IMAGEN DE UN ALMA (13ª Parte)
Prefacio a la selección antológica hecha por Giuseppe De Luca de escritos de la Madre Cabrini y
publicada en 1938 con el título “Palabras sueltas”
publicada en 1938 con el título “Palabras sueltas”
Dios no era sólo su partida y su llegada: Dios era su vida.
¡Cuántas partidas conoció de los puertos terrenales, de las estaciones humosas!
Y ¡cuántas llegadas! En plena infatuación del progreso, mientras se entonaban
himnos a Satanás y cantos de victoria al vapor de una locomotora y un
transatlántico, esta mujer no se dejó dominar nunca por semejantes exaltaciones.
Se servía de todo, pero no paraba su mirada, y menos aún su corazón, en nada,
con el resultado de que nunca rompía su consigna de silenciosa adoración a Dios
siempre presente.
Su faz –siempre, pero más en sus últimos años–
transparentaba y como traslucía una jovialidad siempre igual, más intensa y
descubierta en la oración, velada y opaca en su acción. Nuestra carne poco
puede reflejar el alma, y aún menos a Dios; sólo nos da unos indicios: es
pesada, es segura, es infranqueable y no transmutable. Sólo más allá de la
muerte y más allá del Juicio adquirirá también ella las dotes del espíritu por
una prodigiosa intervención divina. Pero en la Beata Cabrini no llamaba ni
atraía la atención la persona física, sino más bien la luz que en ella se
reflejaba y reverberaba, una luz no hecha como ésta nuestra luz, tal vez igual
de bella, pero tan mudable, oblicua, ambigua; una luz que sus hijas y cuantos
la trataron entreveían más que veían, mas una luz real, a menudo insostenible.
Esta luz nacía de su absoluta confianza en Dios.
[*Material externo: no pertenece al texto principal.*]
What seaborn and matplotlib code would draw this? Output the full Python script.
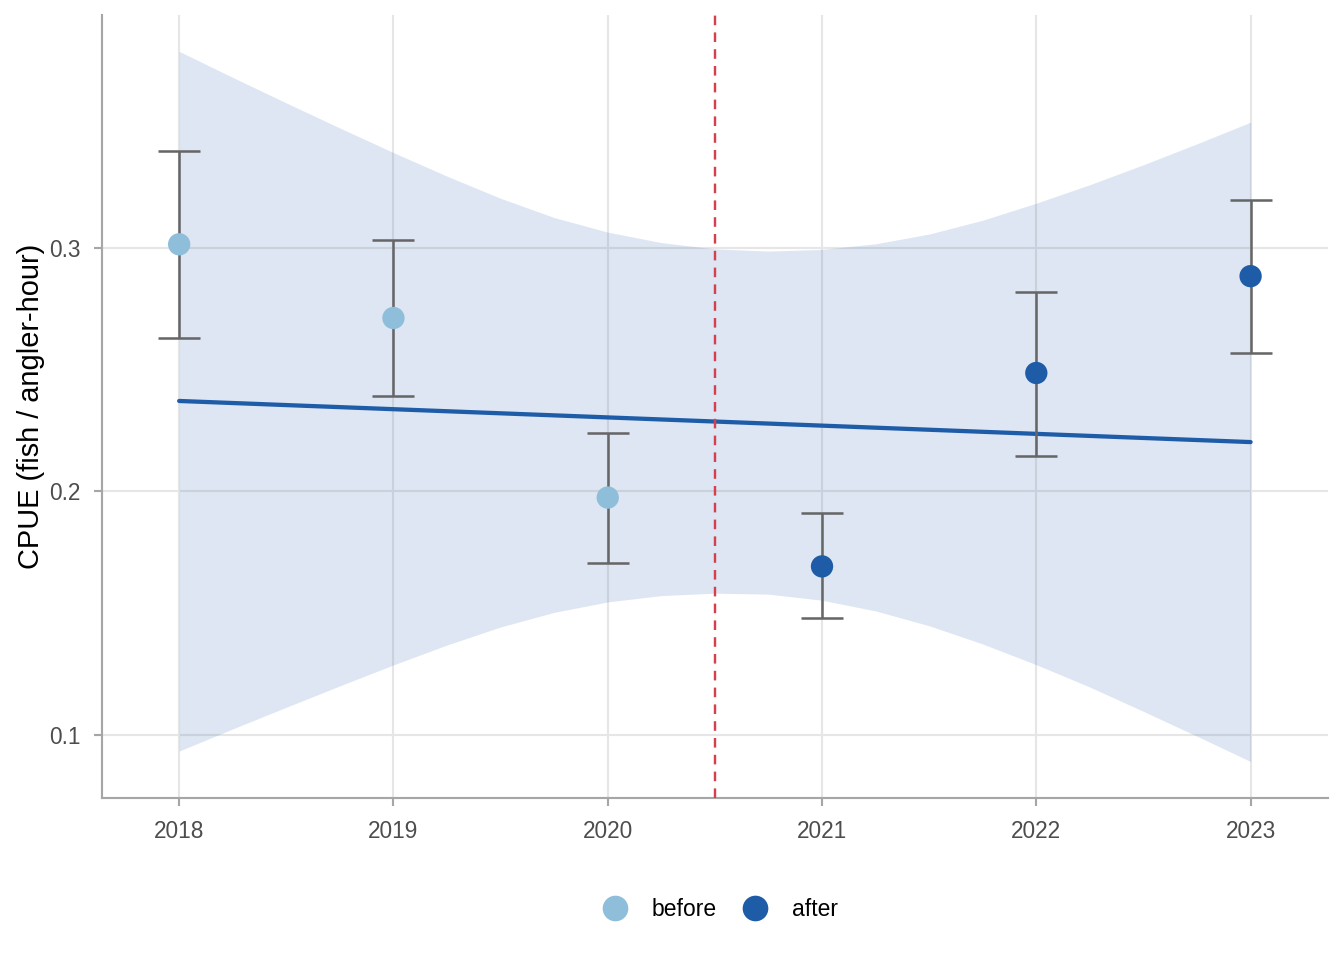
import numpy as np
import pandas as pd
import matplotlib
matplotlib.use("Agg")
import matplotlib.pyplot as plt
import seaborn as sns

# data
years = [2018, 2019, 2020, 2021, 2022, 2023]
cpue = [0.3016, 0.2713, 0.1975, 0.1692, 0.2487, 0.2885]
ci_low = [0.2630, 0.2392, 0.1704, 0.1479, 0.2146, 0.2569]
ci_high = [0.3398, 0.3033, 0.2242, 0.1910, 0.2819, 0.3197]
period = ["before", "before", "before", "after", "after", "after"]

# fitted trend and its band (edges read every quarter year)
fit_years = [2018, 2023]
fit_cpue = [0.2372, 0.2203]
band_years = [2018, 2018.25, 2018.5, 2018.75, 2019, 2019.25, 2019.5, 2019.75, 2020, 2020.25, 2020.5,
              2020.75, 2021, 2021.25, 2021.5, 2021.75, 2022, 2022.25, 2022.5, 2022.75, 2023]
band_upper = [0.3809, 0.3702, 0.3597, 0.3494, 0.3393, 0.3296, 0.3205, 0.3126, 0.3066, 0.3023, 0.2997,
              0.2988, 0.2995, 0.3018, 0.3058, 0.3115, 0.3185, 0.3261, 0.3343, 0.3429, 0.3518]
band_lower = [0.0933, 0.1024, 0.1113, 0.1201, 0.1287, 0.1369, 0.1443, 0.1503, 0.1546, 0.1572, 0.1582,
              0.1578, 0.1553, 0.1509, 0.1448, 0.1373, 0.1288, 0.1196, 0.1096, 0.0994, 0.0890]
change_year = 2020.5

df = pd.DataFrame({"year": years, "cpue": cpue, "lo": ci_low, "hi": ci_high, "period": period})
fit = pd.DataFrame({"year": fit_years, "cpue": fit_cpue})

sns.set_theme(style="white")
plt.rcParams["font.family"] = ["Liberation Sans", "DejaVu Sans"]

fig = plt.figure(figsize=(7, 5), dpi=192)
ax = fig.add_axes([0.0759, 0.169, 0.912, 0.815])

line_col = "#1f5ca8"
colors = {"before": "#8fbedb", "after": "#1f5ca8"}

ax.fill_between(band_years, band_lower, band_upper, color=line_col, alpha=0.15, lw=0, zorder=1)
sns.lineplot(data=fit, x="year", y="cpue", color=line_col, lw=1.6, ax=ax, zorder=3)
ax.axvline(change_year, color="#d6404e", lw=0.9, ls=(0, (4, 3)), zorder=4)
ax.errorbar(df["year"], df["cpue"], yerr=[df["cpue"] - df["lo"], df["hi"] - df["cpue"]],
            fmt="none", ecolor="#666666", elinewidth=0.95, capsize=7.9, capthick=0.95, zorder=5)
sns.scatterplot(data=df, x="year", y="cpue", hue="period", palette=colors,
                s=70, edgecolor="none", ax=ax, zorder=6)

ax.set_xlim(2017.64, 2023.36)
ax.set_ylim(0.0741, 0.3957)
ax.set_xticks(years)
ax.set_xticklabels([str(y) for y in years])
ax.set_yticks([0.1, 0.2, 0.3])
ax.set_yticklabels(["0.1", "0.2", "0.3"])

ax.grid(True, color="#e6e6e6", lw=0.8)
ax.set_axisbelow(True)
for side in ["top", "right"]:
    ax.spines[side].set_visible(False)
for side in ["left", "bottom"]:
    ax.spines[side].set_color("#a6a6a6")
    ax.spines[side].set_linewidth(0.8)
ax.tick_params(axis="both", which="major", length=3, width=0.8, color="#a6a6a6",
               labelsize=8.5, labelcolor="#4d4d4d", pad=5.2, bottom=True, left=True)

ax.set_xlabel("")
ax.set_ylabel("CPUE (fish / angler-hour)", fontsize=10.9, color="black", labelpad=1.5)

sns.move_legend(ax, "center", bbox_to_anchor=(0.5, -0.143), ncol=2, title=None,
                frameon=False, fontsize=8.6, handletextpad=0.6, columnspacing=0.7,
                markerscale=1.15)
for t in ax.get_legend().get_texts():
    t.set_color("black")

fig.savefig("out.png", dpi=192)
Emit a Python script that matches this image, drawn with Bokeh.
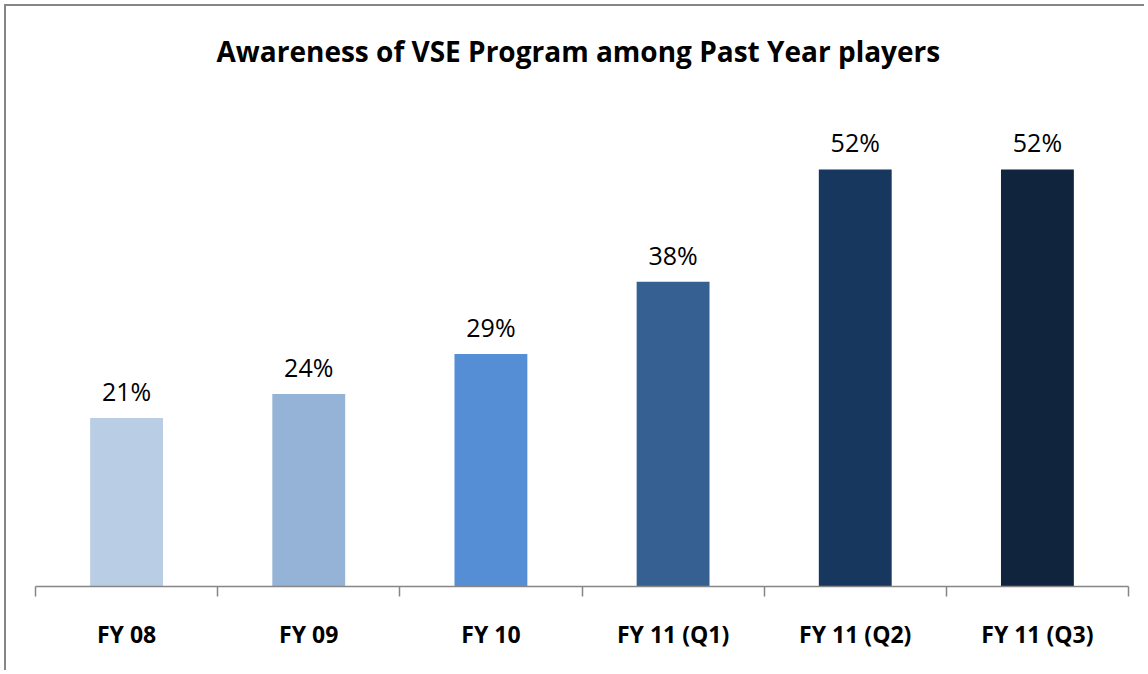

Estaba
próxima a Él, y no temblaba más que del propio pecado.
No se mostró ansiosa ni perpleja por el éxito de sus
empresas, y no sintió ningún terror por la falta de éxito. No se atemorizó ante
ninguna fuerza adversa. En su avanzar había un hálito del ímpetu de Pablo y de
Francisco Javier. Ni tierras nuevas ni violencias la detuvieron ni la
asustaron. En las dificultades se concentraba y tendía a superarlas, pero no
lloriqueaba ni cedía. “Dificultades, dificultades. ¡Bromas de chiquillos”, esto
escribía a sus hijas, temerosas por ella[1].